8. Conclusion and Recommendations
Our analysis of the Olympic Games dataset has yielded several key insights:
8.1 Correlation between Height and Weight: A moderate positive correlation exists between an athlete’s height and weight. This suggests that physical characteristics can significantly influence an athlete’s suitability for specific sports. Coaches and trainers might consider this when guiding young athletes toward sports where their physical attributes may give them an advantage.
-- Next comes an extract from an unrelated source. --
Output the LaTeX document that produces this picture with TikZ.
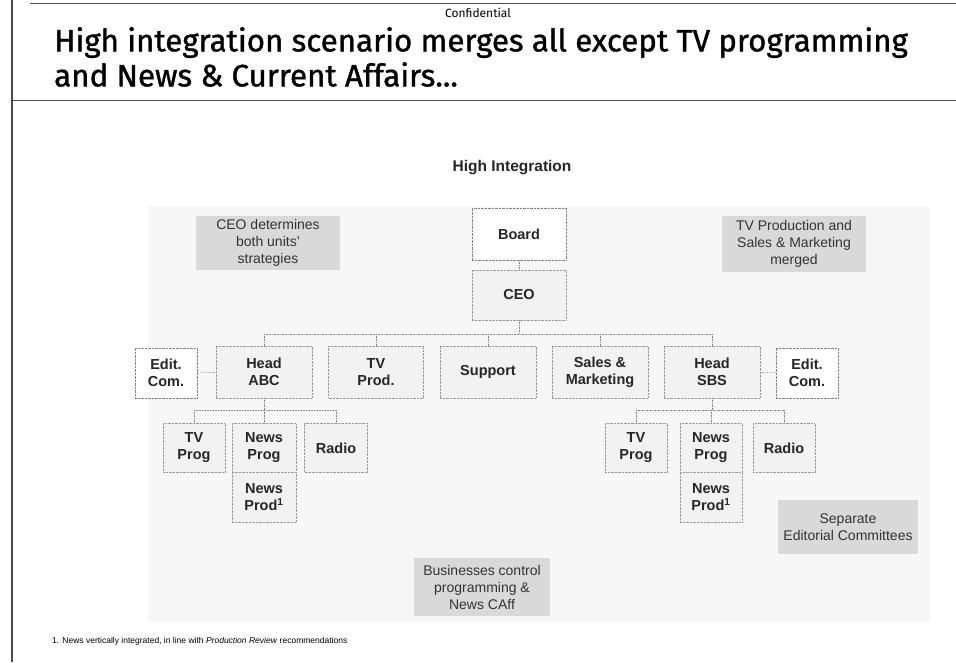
\documentclass[tikz,border=0pt]{standalone}
\usepackage{fontspec}
\setmainfont{Liberation Sans}
\newfontfamily\titlefont[FakeStretch=1.01,FakeBold=1.2]{Fira Sans}
\newfontfamily\conffont{Fira Sans}
\begin{document}
\begin{tikzpicture}[x=1pt,y=-1pt,
  unit/.style={draw=black!40, densely dotted, fill=black!5, text=black!85,
    font=\bfseries\fontsize{14.5}{17}\selectfont, align=center, inner sep=0pt},
  board/.style={draw=black!50, densely dotted, fill=white, text=black!85,
    font=\bfseries\fontsize{14.5}{17}\selectfont, align=center, inner sep=0pt},
  note/.style={fill=black!15, text=black!80, font=\fontsize{14}{17}\selectfont,
    align=center, inner sep=0pt},
  link/.style={draw=black!50, densely dotted, line width=0.6pt}]
\useasboundingbox (0,0) rectangle (956,662);
\fill[white] (0,0) rectangle (956,662);

% slide frame
\draw[black!70, line width=1pt] (30,3) -- (956,3);
\draw[black!70, line width=1.2pt] (12,0) -- (12,662);
\draw[black!70, line width=1pt] (12,100) -- (956,100);

% header
\node[font=\conffont\fontsize{12}{14}\selectfont] (conf) at (478,13) {Confidential};
\node[font=\titlefont\fontsize{31}{35}\selectfont, anchor=north west, align=left, inner sep=0pt]
  (title) at (54,27) {High integration scenario merges all except TV programming\\and News \& Current Affairs...};

% chart area
\fill[black!3] (148,207) rectangle (930,622);
\node[font=\bfseries\fontsize{15.5}{18}\selectfont, text=black!85] (heading) at (512,168) {High Integration};

% top of the chart
\node[board, minimum width=94, minimum height=52] (board) at (519,234) {Board};
\node[unit, minimum width=94, minimum height=50] (ceo) at (519,295) {CEO};

% second level
\node[unit, minimum width=96, minimum height=52] (habc) at (264,372) {Head\\ABC};
\node[unit, minimum width=95, minimum height=52] (tvprod) at (376,372) {TV\\Prod.};
\node[unit, minimum width=96, minimum height=52] (support) at (488,372) {Support};
\node[unit, minimum width=96, minimum height=52] (sales) at (600,372) {Sales \&\\Marketing};
\node[unit, minimum width=96, minimum height=52] (hsbs) at (712,372) {Head\\SBS};
\node[board, minimum width=62, minimum height=50] (edl) at (166,373) {Edit.\\Com.};
\node[board, minimum width=62, minimum height=50] (edr) at (807,373) {Edit.\\Com.};

% third level, ABC
\node[unit, minimum width=62, minimum height=49] (tvpl) at (194,448) {TV\\Prog};
\node[unit, minimum width=64, minimum height=49] (nprogl) at (264,448) {News\\Prog};
\node[unit, minimum width=64, minimum height=50] (nprodl) at (264,497) {News\\Prod\textsuperscript{1}};
\node[unit, minimum width=63, minimum height=49] (radl) at (336,448) {Radio};

% third level, SBS
\node[unit, minimum width=62, minimum height=49] (tvpr) at (636,448) {TV\\Prog};
\node[unit, minimum width=62, minimum height=49] (nprogr) at (711,448) {News\\Prog};
\node[unit, minimum width=62, minimum height=50] (nprodr) at (711,497) {News\\Prod\textsuperscript{1}};
\node[unit, minimum width=62, minimum height=49] (radr) at (784,448) {Radio};

% comment boxes
\node[note, minimum width=144, minimum height=54] (n1) at (268,243) {CEO determines\\both units'\\strategies};
\node[note, minimum width=144, minimum height=56] (n2) at (794,244) {TV Production and\\Sales \& Marketing\\merged};
\node[note, minimum width=140, minimum height=54] (n3) at (848,527) {Separate\\Editorial Committees};
\node[note, minimum width=136, minimum height=58] (n4) at (482,587) {Businesses control\\programming \&\\News CAff};

% connectors
\coordinate (bus) at (0,334);
\coordinate (busl) at (0,410);
\draw[link] (board) -- (ceo);
\draw[link] (ceo.south) -- (ceo.south |- bus);
\draw[link] (habc.north |- bus) -- (hsbs.north |- bus);
\foreach \n in {habc,tvprod,support,sales,hsbs}
  \draw[link] (\n.north |- bus) -- (\n.north);
\draw[link] (edl) -- (habc);
\draw[link] (edr) -- (hsbs);
\draw[link] (habc.south) -- (habc.south |- busl);
\draw[link] (tvpl.north |- busl) -- (radl.north |- busl);
\foreach \n in {tvpl,nprogl,radl}
  \draw[link] (\n.north |- busl) -- (\n.north);
\draw[link] (hsbs.south) -- (hsbs.south |- busl);
\draw[link] (tvpr.north |- busl) -- (radr.north |- busl);
\foreach \n in {tvpr,nprogr,radr}
  \draw[link] (\n.north |- busl) -- (\n.north);

% footnote
\node[font=\fontsize{8.5}{10}\selectfont, anchor=west, inner sep=0pt] (foot) at (52,641)
  {1. News vertically integrated, in line with \textit{Production Review} recommendations};
\end{tikzpicture}
\end{document}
8.2 Increasing Female Participation: A clear upward trend in female participation in the Olympics has occurred. This is a positive sign of increasing gender equality in sports. However, with female participation still not on par with male participation, more work must be done. Sports organizations and committees might focus on promoting and supporting female athletes and work towards creating more opportunities for women in sports.
8.3 Body Mass Index (BMI) Analysis: The analysis of athletes’ BMI across different sports can provide insights into the physical demands of each sport. This could be helpful information for athletes and coaches in training and preparation.
This graph shows each sport’s average body mass index (BMI). This can provide insights into the physical demands of each sport.
In conclusion, data analysis provides valuable insights that can help us understand trends and patterns in sports and inform strategies for athlete training, performance, and promoting gender equality in sports. As we move forward, it will be essential to continue analyzing and learning from the data to support the growth and evolution of the Olympic Games.